Notably, symmetric encryption algorithms like AES-256 remain secure. Quantum computers provide only modest speedups against symmetric encryption—doubling the key length restores security. The vulnerability lies specifically in public-key cryptography, the asymmetric systems that allow strangers to establish secure communications without pre-shared secrets.

The Decade of Dangerous Migration

Publication of standards marks the beginning, not the end, of the transition. President Biden's National Security Memorandum 10, issued in May 2022, set 2035 as the deadline for mitigating quantum risk in government systems. NIST's proposed timeline would deprecate 112-bit security algorithms after 2030 and disallow them after 2035, with even stronger algorithms phased out on the same schedule.

These timelines acknowledge reality: wholesale replacement of cryptographic infrastructure takes years. Public key infrastructure, smart cards, code signing certificates, and embedded systems all need updates. Some devices can receive software patches; others require physical replacement. The process is complicated by the need to maintain backward compatibility during the transition and by the sheer number of systems involved.

Organizations face a choice between immediate migration to post-quantum algorithms and hybrid approaches that combine classical and new systems. Hybrids offer redundancy—if either system fails, the other provides backup—but add complexity and computational overhead. Pure post-quantum deployment is cleaner but riskier if an algorithm proves vulnerable.

Priority goes to systems with long confidentiality requirements: VPNs, TLS connections, and especially public key infrastructure that underpins trust across the internet. Dustin Moody, a mathematician at NIST, urged administrators to "start integrating the new standards right away," emphasizing that "full integration will take time."

The Invisible Breakthrough Problem

One persistent question haunts planning: could a cryptanalytically relevant quantum computer already exist in secret? The commercial incentives argue against it. Quantum computing promises over a trillion dollars in economic value through applications in drug discovery, materials science, and optimization problems. Companies like IBM, Google, and Microsoft are racing to demonstrate quantum advantage in useful applications, with every milestone announced and celebrated. The expertise required is scattered across universities and research labs worldwide. Keeping a functional system secret would mean forgoing both enormous profits and scientific recognition.

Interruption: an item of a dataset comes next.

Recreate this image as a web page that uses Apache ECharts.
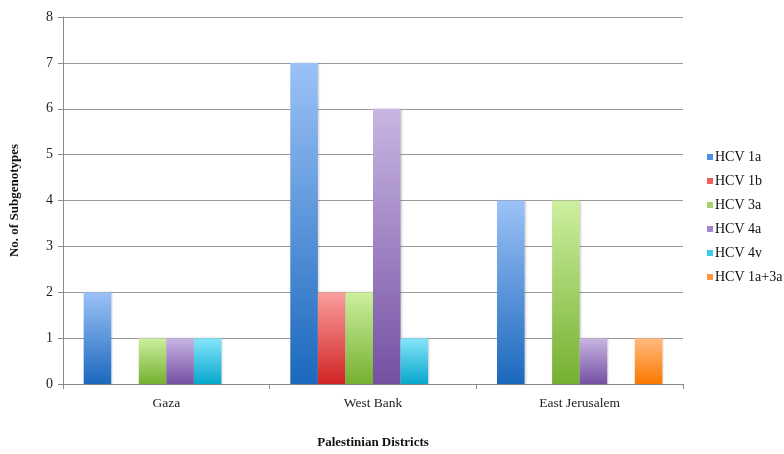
<!DOCTYPE html>
<html>
<head>
<meta charset="utf-8">
<script src="https://cdn.jsdelivr.net/npm/echarts@6/dist/echarts.min.js"></script>
<style>
  html, body { margin: 0; padding: 0; background: #fff; overflow: hidden; }
  #chart { width: 784px; height: 454px; }
</style>
</head>
<body>
<div id="chart"></div>
<script>
// Palestinian districts and HCV subgenotype counts
const districts = ['Gaza', 'West Bank', 'East Jerusalem'];
const seriesNames = ['HCV 1a', 'HCV 1b', 'HCV 3a', 'HCV 4a', 'HCV 4v', 'HCV 1a+3a'];
const hcv1a   = [2, 7, 4];
const hcv1b   = [0, 2, 0];
const hcv3a   = [1, 2, 4];
const hcv4a   = [1, 6, 1];
const hcv4v   = [1, 1, 0];
const hcv1a3a = [0, 0, 1];
const yTicks = [0, 1, 2, 3, 4, 5, 6, 7, 8];

const values = [hcv1a, hcv1b, hcv3a, hcv4a, hcv4v, hcv1a3a];
// [top, bottom, legend] colours per series
const palette = [
  ['#9cc2f7', '#1b68bd', '#4b8fe0'],
  ['#fb9e9e', '#d02424', '#ee5f5f'],
  ['#cdef9f', '#75b030', '#a3d66a'],
  ['#c9b6e3', '#7450a2', '#a487cb'],
  ['#85e6fb', '#07a6cc', '#3fcaec'],
  ['#ffbb80', '#fb7800', '#fd9a40']
];

const serif = '"Liberation Serif", "DejaVu Serif", serif';

const chart = echarts.init(document.getElementById('chart'), null, { renderer: 'canvas' });

const series = seriesNames.map((name, i) => ({
  name: name,
  type: 'bar',
  barGap: '0%',
  barCategoryGap: '20%',
  data: values[i].map(v => v === 0 ? null : v),
  itemStyle: {
    color: new echarts.graphic.LinearGradient(0, 0, 0, 1, [
      { offset: 0, color: palette[i][0] },
      { offset: 1, color: palette[i][1] }
    ]),
    shadowColor: 'rgba(0,0,0,0.18)',
    shadowBlur: 2,
    shadowOffsetX: 1
  }
}));

chart.setOption({
  animation: false,
  backgroundColor: '#fff',
  grid: { left: 61, width: 622, top: 17, height: 373, containLabel: false },
  legend: {
    orient: 'vertical',
    left: 702,
    top: 145,
    itemWidth: 6,
    itemHeight: 6,
    itemGap: 10,
    icon: 'rect',
    textStyle: { fontFamily: serif, fontSize: 14, color: '#111', padding: [0, 0, 0, -3] },
    data: seriesNames.map((n, i) => ({ name: n, itemStyle: { color: palette[i][2] } }))
  },
  xAxis: {
    type: 'category',
    data: districts,
    name: 'Palestinian Districts',
    nameLocation: 'middle',
    nameGap: 52,
    nameTextStyle: { fontFamily: serif, fontSize: 13, fontWeight: 'bold', color: '#111' },
    axisLine: { lineStyle: { color: '#8a8a8a', width: 1 } },
    axisTick: { show: true, length: 5, lineStyle: { color: '#8a8a8a' } },
    axisLabel: { fontFamily: serif, fontSize: 13.5, color: '#222', margin: 12 }
  },
  yAxis: {
    type: 'value',
    min: yTicks[0],
    max: yTicks[yTicks.length - 1],
    interval: 1,
    name: 'No. of Subgenotypes',
    nameLocation: 'middle',
    nameGap: 42,
    nameRotate: 90,
    nameTextStyle: { fontFamily: serif, fontSize: 13, fontWeight: 'bold', color: '#111' },
    axisLine: { show: true, lineStyle: { color: '#8a8a8a', width: 1 } },
    axisTick: { show: true, length: 5, inside: false, lineStyle: { color: '#8a8a8a' } },
    axisLabel: { fontFamily: serif, fontSize: 14, color: '#222', margin: 10 },
    splitLine: { show: true, lineStyle: { color: '#9a9a9a', width: 1 } }
  },
  series: series
});
</script>
</body>
</html>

Resource requirements add another barrier. These machines need extensive infrastructure—dilution refrigerators to cool qubits to near absolute zero, sophisticated error correction systems, and teams of specialized engineers. The difficulty of maintaining secrecy around such visible requirements makes a clandestine breakthrough extremely unlikely, though not impossible.

The scenario remains troubling because the consequences are so severe. Unlike most security vulnerabilities that allow targeted attacks, a working quantum computer would simultaneously break encryption across the entire internet. Every HTTPS connection, every VPN, every digital signature would become readable. The asymmetry between the long development timeline and the instantaneous collapse of security it would trigger makes prudent preparation essential even against unlikely scenarios.

The transition to post-quantum cryptography is happening now, not because quantum computers can break today's encryption yet, but because by the time they can, it will be too late to respond. Shor's nine-page paper started a countdown. The alarm is finally going off.